The problem with that strategy was that it eventually backfired. The problem is that education increased among white voters, and so the share of white racists dropped. At the same time, the minority population started to go up, and so did minority voter turnout.

But the southern strategy was premised on there being only one minority group (blacks), and upon there being enough white racists so that whichever party the white racists voted for (Republicans) would beat whichever party the African Americans voted for (Democrats). If the only minority group were blacks, then that would still even work. But the problem for the GOP is that then we started to have immigration from non-black minorities (chiefly Hispanics). And the problem is, you can't really be racist against ONLY blacks but not against other minorities, like Hispanics.

So what happened in 2008 is that those two trends of increasing minority vote share and increasing education among whites hit a critical point. White racists (plus business support and money) was no longer enough to overpower the combination of non-racist white liberals and minorities.

So the point is - this strategy did work in FPTP, it's just that it doesn't work any more.

Now, where Trump comes in on this is as follows. He is basically trying to do the same thing to Hispanics that Nixon did for blacks. Turn them into a monolithically Democratic voting group, in order to raise perception of racial threat among whites. If the only minority group were Hispanics, that would probably work. The problem is that there are also blacks, and they are solidly Democratic thanks to Nixon.
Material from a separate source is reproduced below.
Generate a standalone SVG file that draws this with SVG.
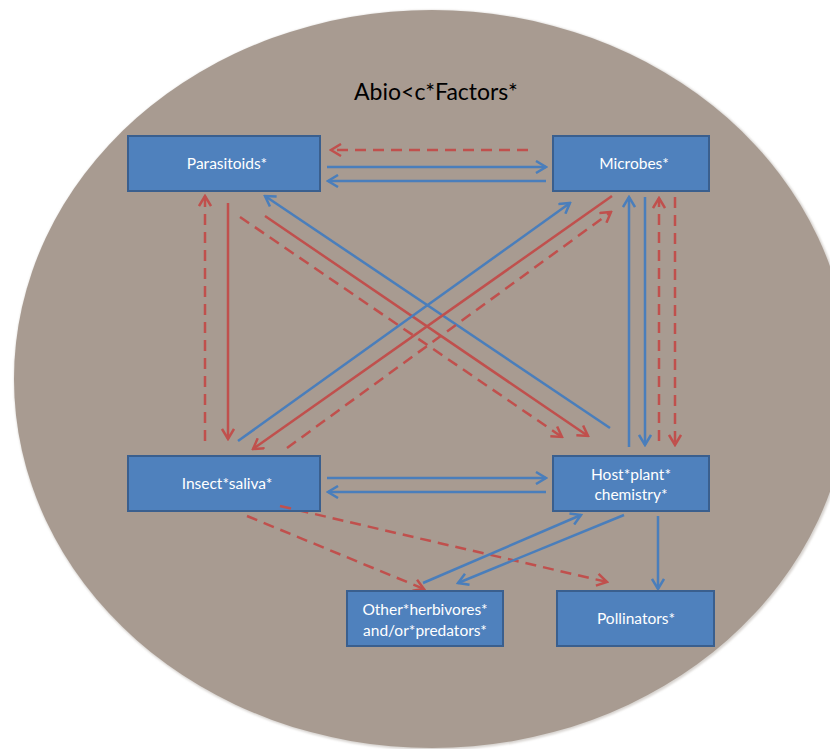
<svg xmlns="http://www.w3.org/2000/svg" width="830" height="749" viewBox="0 0 830 749">
<style>
.box{fill:#4f81bd;stroke:#3a5f8e;stroke-width:2}
.lbl{font-family:Lato,"Open Sans","Liberation Sans",sans-serif;font-size:15.5px;fill:#ffffff;text-anchor:middle}
.title{font-family:Lato,"Open Sans","Liberation Sans",sans-serif;font-size:23px;fill:#000000;text-anchor:middle}
.b{stroke:#4a7ebb;stroke-width:2.5;fill:none;marker-end:url(#ab)}
.r{stroke:#c0504d;stroke-width:2.5;fill:none;marker-end:url(#ar)}
.rd{stroke:#c0504d;stroke-width:2.5;fill:none;stroke-dasharray:11 7;marker-end:url(#ar)}
</style>
<defs>
<marker id="ab" markerUnits="userSpaceOnUse" viewBox="0 0 14 14" refX="12" refY="7" markerWidth="14" markerHeight="14" orient="auto">
<path d="M2,1 L12,7 L2,13" fill="none" stroke="#4a7ebb" stroke-width="2.5"/>
</marker>
<marker id="ar" markerUnits="userSpaceOnUse" viewBox="0 0 14 14" refX="12" refY="7" markerWidth="14" markerHeight="14" orient="auto">
<path d="M2,1 L12,7 L2,13" fill="none" stroke="#c0504d" stroke-width="2.5"/>
</marker>
<filter id="soft" x="-5%" y="-5%" width="110%" height="110%">
<feGaussianBlur stdDeviation="1.2"/>
</filter>
</defs>
<rect width="830" height="749" fill="#ffffff"/>
<ellipse cx="433" cy="380" rx="419" ry="370" fill="#d8d4d0" filter="url(#soft)"/>
<ellipse id="abiotic" cx="432" cy="379" rx="418" ry="369" fill="#a89b91"/>
<text class="title" x="436" y="100">Abio&lt;c*Factors*</text>

<g id="connectors">
<path class="rd" d="M528,150 L331,150"/>
<path class="b" d="M327,167 L546,167"/>
<path class="b" d="M546,181 L328,181"/>
<path class="b" d="M327,478 L546,478"/>
<path class="b" d="M546,492 L328,492"/>
<path class="rd" d="M205,441 L205,196"/>
<path class="r" d="M228,203 L228,439"/>
<path class="b" d="M629,447 L629,197"/>
<path class="b" d="M645,197 L645,445"/>
<path class="rd" d="M659,441 L659,198"/>
<path class="rd" d="M675,197 L675,445"/>
<path class="b" d="M610,428 L265,196"/>
<path class="r" d="M265,216 L588,436"/>
<path class="rd" d="M240,217 L562,437"/>
<path class="b" d="M238,441 L570,203"/>
<path class="r" d="M612,196 L253,449"/>
<path class="rd" d="M287,448 L611,212"/>
<path class="rd" d="M247,516 L424,589"/>
<path class="rd" d="M280,506 L607,582"/>
<path class="b" d="M423,583 L581,515"/>
<path class="b" d="M624,515 L458,583"/>
<path class="b" d="M658,516 L658,589"/>
</g>

<g id="parasitoids"><rect class="box" x="128" y="136" width="192" height="55"/><text class="lbl" x="227" y="169">Parasitoids*</text></g>
<g id="microbes"><rect class="box" x="553" y="136" width="156" height="55"/><text class="lbl" x="634" y="169">Microbes*</text></g>
<g id="insect-saliva"><rect class="box" x="128" y="456" width="192" height="55"/><text class="lbl" x="227" y="489">Insect*saliva*</text></g>
<g id="host-plant"><rect class="box" x="553" y="456" width="156" height="55"/><text class="lbl" x="631" y="480">Host*plant*</text><text class="lbl" x="631" y="500">chemistry*</text></g>
<g id="other-herbivores"><rect class="box" x="347" y="591" width="156" height="55"/><text class="lbl" x="425" y="615">Other*herbivores*</text><text class="lbl" x="425" y="636">and/or*predators*</text></g>
<g id="pollinators"><rect class="box" x="557" y="591" width="157" height="55"/><text class="lbl" x="636" y="624">Pollinators*</text></g>

<g id="connectors-over">
<path d="M280,506 L291,508.5" stroke="#c0504d" stroke-width="2.5"/>
</g>
</svg>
Anyway, the final conclusion from all of this is that it can work in FPTP systems, under some conditions. However, it won't work under the current conditions. The only way it could possibly work would be if you could somehow separate racism from anti-immigrant sentiment. That way, you could attract blacks into the Republican party on an anti-immigrant platform. That would be a large reversal from current voting trends, but that is the only way that this strategy is really viable, even in theory.

Absent that, the only path forward for the GOP is to stop being racist, and win over minority voters. The problem with that, though, is that even if you could get all the racists to stop caring about racism, then voting would become only about economic issues. And then the political coalitions would become 1 party representing the rich vs one party representing the poor. You would be back to New Deal coalition type politics, and that would be a disaster for the party of the rich (Republicans).

So to prevent that from happening for as long as possible, business interests are trying to foment as much racism as possible.